What you have to do: Starting at the top of the listing, extract every line up to and including the one with "solidData.push([solidEndX, solidEndY]);". Pictures stay out of the copy.

* begin *

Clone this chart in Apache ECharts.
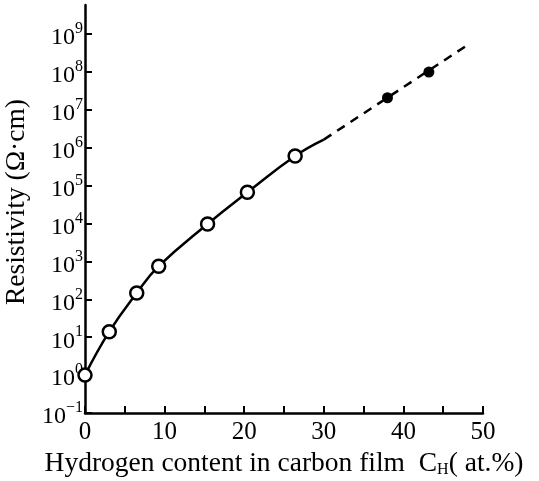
<!DOCTYPE html>
<html>
<head>
<meta charset="utf-8">
<script src="https://cdn.jsdelivr.net/npm/echarts@6/dist/echarts.min.js"></script>
<style>
  html, body { margin: 0; padding: 0; background: #fff; }
  #chart { width: 539px; height: 481px; }
</style>
</head>
<body>
<div id="chart"></div>
<script>
// measured points (open circles) - H content at.% / resistivity ohm.cm
var openX = [0, 3.05, 6.5, 9.26, 15.4, 20.4, 26.4];
var openY = [1, 14, 147, 750, 9800, 67000, 610000];
// filled points
var fillX = [38.0, 43.2];
var fillY = [2.1e7, 1.0e8];
// solid curve end / dashed extrapolation
var solidEndX = 30, solidEndY = 1.65e6;
var dashX = [30, 48];
var dashY = [1.65e6, 5.1e8];
// y ticks (decades)
var yTicks = [0.1, 1, 10, 100, 1e3, 1e4, 1e5, 1e6, 1e7, 1e8, 1e9];

var FONT = 'Liberation Serif';

function pairs(xs, ys) {
  var out = [];
  for (var i = 0; i < xs.length; i++) out.push([xs[i], ys[i]]);
  return out;
}

var solidData = pairs(openX, openY);
solidData.push([solidEndX, solidEndY]);

var myChart = echarts.init(document.getElementById('chart'));
var option = {
  animation: false,
  grid: { left: 85, right: 56, top: 5, bottom: 68, containLabel: false, outerBoundsMode: 'none' },
  xAxis: {
    type: 'value',
    min: 0, max: 50, interval: 5,
    splitLine: { show: false },
    axisLine: { lineStyle: { color: '#000', width: 2.5 } },
    axisTick: { inside: true, length: 7, lineStyle: { color: '#000', width: 2 } },
    axisLabel: {
      margin: 7,
      color: '#000', fontFamily: FONT, fontSize: 25,
      formatter: function (v) { return v % 10 === 0 ? String(v) : ''; }
    },
    name: '{a|Hydrogen content in carbon film  C}{h|H}{a|( at.%)}',
    nameLocation: 'middle',
    nameGap: 34,
    nameTextStyle: {
      rich: {
        a: { fontFamily: FONT, fontSize: 27.5, color: '#000' },
        h: { fontFamily: FONT, fontSize: 16, color: '#000', verticalAlign: 'bottom' }
      }
    }
  },
  yAxis: {
    type: 'log',
    logBase: 10,
    min: 0.1, max: 5.9e9,
    splitLine: { show: false },
    axisLine: { lineStyle: { color: '#000', width: 2.5 } },
    axisTick: { inside: true, length: 7, lineStyle: { color: '#000', width: 2 }, customValues: yTicks },
    axisLabel: {
      margin: 2,
      color: '#000',
      customValues: yTicks,
      formatter: function (v) {
        var e = Math.round(Math.log(v) / Math.LN10);
        if (Math.abs(Math.log(v) / Math.LN10 - e) > 1e-6) return '';
        return '{b|10}{s|' + (e < 0 ? '\u2212' + (-e) : e) + '}';
      },
      rich: {
        b: { fontFamily: FONT, fontSize: 24, color: '#000', lineHeight: 26, padding: [8, 0, 0, 0] },
        s: { fontFamily: FONT, fontSize: 16, color: '#000', verticalAlign: 'top', lineHeight: 26 }
      }
    },
    name: 'Resistivity (\u03a9\u00b7cm)',
    nameLocation: 'middle',
    nameGap: 47,
    nameTextStyle: { fontFamily: FONT, fontSize: 27.5, color: '#000', padding: [0, 0, 0, 14] }
  },
  series: [
    {
      type: 'line',
      data: solidData,
      smooth: 0.45,
      showSymbol: false,
      lineStyle: { color: '#000', width: 2.5 },
      z: 2
    },
    {
      type: 'line',
      data: pairs(dashX, dashY),
      showSymbol: false,
      lineStyle: { color: '#000', width: 2.5, type: [9, 7] },
      z: 2
    },
    {
      type: 'scatter',
      data: pairs(openX, openY),
      symbol: 'circle',
      symbolSize: 13,
      itemStyle: { color: '#fff', borderColor: '#000', borderWidth: 2.5, opacity: 1 },
      z: 3
    },
    {
      type: 'scatter',
      data: pairs(fillX, fillY),
      symbol: 'circle',
      symbolSize: 11,
      itemStyle: { color: '#000', opacity: 1 },
      z: 3
    }
  ]
};
myChart.setOption(option);
</script>
</body>
</html>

* end *

Solution to this exercise:
Clone this chart in Apache ECharts.
<!DOCTYPE html>
<html>
<head>
<meta charset="utf-8">
<script src="https://cdn.jsdelivr.net/npm/echarts@6/dist/echarts.min.js"></script>
<style>
  html, body { margin: 0; padding: 0; background: #fff; }
  #chart { width: 539px; height: 481px; }
</style>
</head>
<body>
<div id="chart"></div>
<script>
// measured points (open circles) - H content at.% / resistivity ohm.cm
var openX = [0, 3.05, 6.5, 9.26, 15.4, 20.4, 26.4];
var openY = [1, 14, 147, 750, 9800, 67000, 610000];
// filled points
var fillX = [38.0, 43.2];
var fillY = [2.1e7, 1.0e8];
// solid curve end / dashed extrapolation
var solidEndX = 30, solidEndY = 1.65e6;
var dashX = [30, 48];
var dashY = [1.65e6, 5.1e8];
// y ticks (decades)
var yTicks = [0.1, 1, 10, 100, 1e3, 1e4, 1e5, 1e6, 1e7, 1e8, 1e9];

var FONT = 'Liberation Serif';

function pairs(xs, ys) {
  var out = [];
  for (var i = 0; i < xs.length; i++) out.push([xs[i], ys[i]]);
  return out;
}

var solidData = pairs(openX, openY);
solidData.push([solidEndX, solidEndY]);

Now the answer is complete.